Je viens de terminer le dernier épisode et là je me dit mais c’est exactement pareil que pour Life On Mars US, exactement le même final ou presque, j’espère qu’ils n’ont pas peur de se prendre un procès sur le dos. je m’attendais à un truc dans le futur pour le final mais là c’est du copié-collé ils ont même osé mettre une chanson de David Bowie pour terminer, à ce niveau c’est soit un gros hommage, soit du plagiat.
J’avais beaucoup aimé Life on Mars US, et j’ai beaucoup aimé 1899, j’espère qu’elle aura une saison 2 pour avoir les quelques détails manquants à l’intrigue mais une troisième serait de trop je pense.

Neeves

o*g! Hyper nul!
Je me suis ennuyé tt du long…un calvaire!
Une daube! Et la fin oh pitié par pitié pas de 2e saison !

Ben83

Tiens, quand Life on Mars version US lâchait un twist qui était un écart bienvenu par rapport à son modèle brittanique lors de son final, on criait au nanar intersidéral mais avec les créateurs de Dark, c’est une idée de génie…

Kelso

Excellente première saison (je dois encore regarder le dernier épisode ce soir). j’ai regardé la série en version Française donc je ne savais pas que chaque personnage parlais sa propre langue, mais le couple de français c’est une catastrophe, on ne comprend rien à ce qu’ils disent, les mots sont machés, ils marmonnent, il n’y a pas d’intonations, alors que tous les autres personnages en vf pas de soucis. le seul point noir de cette série pour moi.

Grobeu

Grosse daube surjouée

Gwadalolo

Légers spoilers peut-être ? A vous de voir.
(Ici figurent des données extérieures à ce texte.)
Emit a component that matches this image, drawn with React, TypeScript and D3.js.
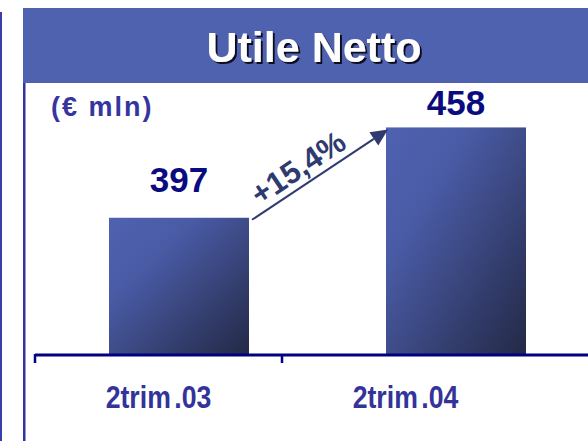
import React from "react";
import * as d3 from "d3";

const categories = ["2trim.03", "2trim.04"];
const values = [397, 458];
const valueLabels = ["397", "458"];
const title = "Utile Netto";
const unitLabel = "(€ mln)";
const growthLabel = "+15,4%";

const W = 588;
const H = 441;

export default function App() {
  const axisY = 354;
  // axis bands (ticks + category labels)
  const xAxis = d3.scaleBand<string>().domain(categories).range([35, 529]);
  // bar bands
  const xBar = d3.scaleBand<string>().domain(categories).range([40.5, 594.5]);
  const y = d3.scaleLinear().domain([305, 488]).range([axisY, 83]);
  const barW = 140;
  const labelGap = [26, 12];
  const font = "'Liberation Sans', Arial, Helvetica, sans-serif";

  const bars = categories.map((c, i) => {
    const cx = (xBar(c) as number) + xBar.bandwidth() / 2;
    const lx = (xAxis(c) as number) + xAxis.bandwidth() / 2;
    return { c, v: values[i], label: valueLabels[i], cx, lx, x0: cx - barW / 2, top: y(values[i]), gap: labelGap[i] };
  });
  const tickXs = categories.map((c) => xAxis(c) as number);

  // arrow from top-right of bar 1 to top-left of bar 2
  const ax1 = bars[0].x0 + barW + 3;
  const ay1 = bars[0].top + 2;
  const ax2 = bars[1].x0 + 2;
  const ay2 = bars[1].top + 2;
  const ang = Math.atan2(ay2 - ay1, ax2 - ax1);
  const angDeg = (ang * 180) / Math.PI;
  const headLen = 17;
  const headW = 8;
  const bx = ax2 - headLen * Math.cos(ang);
  const by = ay2 - headLen * Math.sin(ang);
  const px = -Math.sin(ang);
  const py = Math.cos(ang);
  const head = `M${ax2},${ay2} L${bx + px * headW},${by + py * headW} L${bx - px * headW},${by - py * headW} Z`;
  const midX = (ax1 + ax2) / 2 - 16;
  const midY = (ay1 + ay2) / 2 + 2;

  return (
    <svg width={W} height={H} style={{ position: "absolute", left: 0, top: 0, background: "#fff" }}>
      <defs>
        <linearGradient id="barGrad" x1="0" y1="0" x2="1" y2="1">
          <stop offset="0" stopColor="#4F62B0" />
          <stop offset="0.3" stopColor="#4A5BA6" />
          <stop offset="1" stopColor="#232946" />
        </linearGradient>
        <filter id="shadow" x="-10%" y="-20%" width="120%" height="150%">
          <feDropShadow dx="2" dy="2" stdDeviation="0.4" floodColor="#111122" floodOpacity="1" />
        </filter>
      </defs>
      {/* left frame lines */}
      <rect x={0} y={12} width={2} height={H - 12} fill="#3A3FA8" />
      <rect x={23} y={83} width={2.5} height={H - 83} fill="#3333A0" />
      {/* header */}
      <rect x={23} y={8} width={W - 23} height={75} fill="#4F62B0" />
      <text x={314} y={62} textAnchor="middle" fontFamily={font} fontWeight="bold" fontSize={43} fill="#ffffff" filter="url(#shadow)">
        {title}
      </text>
      {/* unit label */}
      <text x={51} y={116} fontFamily={font} fontWeight="bold" fontSize={27} letterSpacing={2} fill="#3535A0">
        {unitLabel}
      </text>
      {/* bars */}
      {bars.map((b) => (
        <g key={b.c}>
          <rect x={b.x0} y={b.top} width={barW} height={axisY - b.top} fill="url(#barGrad)" />
          <text x={b.cx} y={b.top - b.gap} textAnchor="middle" fontFamily={font} fontWeight="bold" fontSize={35} fill="#0B0B80">
            {b.label}
          </text>
          <g transform={`translate(${b.lx},408) scale(0.86,1)`}>
            <text x={0} y={0} textAnchor="middle" fontFamily={font} fontWeight="bold" fontSize={31} fill="#333399">
              {b.c.split(".")[0]}
              <tspan dx={4}>{"." + b.c.split(".")[1]}</tspan>
            </text>
          </g>
        </g>
      ))}
      {/* axis */}
      <line x1={35} x2={W} y1={axisY + 1} y2={axisY + 1} stroke="#000080" strokeWidth={3} />
      {tickXs.map((t) => (
        <line key={t} x1={t} x2={t} y1={axisY} y2={363} stroke="#000080" strokeWidth={2.5} />
      ))}
      {/* arrow */}
      <line x1={ax1} y1={ay1} x2={bx} y2={by} stroke="#2E3A70" strokeWidth={2} />
      <path d={head} fill="#2E3A70" />
      <text
        x={midX}
        y={midY}
        textAnchor="middle"
        fontFamily={font}
        fontWeight="bold"
        fontSize={31}
        fill="#2E3A70"
        transform={`rotate(${angDeg} ${midX} ${midY})`}
      >
        {growthLabel}
      </text>
    </svg>
  );
}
Vu avec plaisir ces 8 épisodes, néanmoins je suis tout autant curieux qu’inquiet pour la suite. Un partage a peu près égal entre une certaine admiration pour l’audace des auteurs, comme vous l’écrivez dans la critique, et l’impression que le château de cartes scénaristique risque à tout instant de s’effondrer sous le poids de ses références … Je ne suis toujours pas persuadé que ce ne soit pas une tentative maladroite pour cacher le côté vain (pour ne pas dire vide et creux) de l’entreprise.
D’ailleurs ça leur pendait déjà au nez avec Dark, mais Dark est tellement radicale et obsédée par son message nihiliste, que c’est cette radicalité même qui la rend finalement intéressante (plus que ce nihilisme incessamment rabâché, comme un objet de culte adolescent).
Enfin ici ils s’emparent d’un autre mythe philosophique, sauf que celui-ci sent déjà beaucoup plus le réchauffé. A partir d’un certain stade on sent venir le final à des kilomètres, et on sent aussi qu’un certain twist a été rajouté pour que ça ne ressemble pas comme deux gouttes d’eau à qui-vous-savez. Et au delà de l’intrigue, des personnages (trop peu développés), ils s’enferment dans les mêmes logiques, les mêmes limitations, et au final n’ont pas grand chose d’intéressant ou original à en dire non plus (pour l’instant du moins).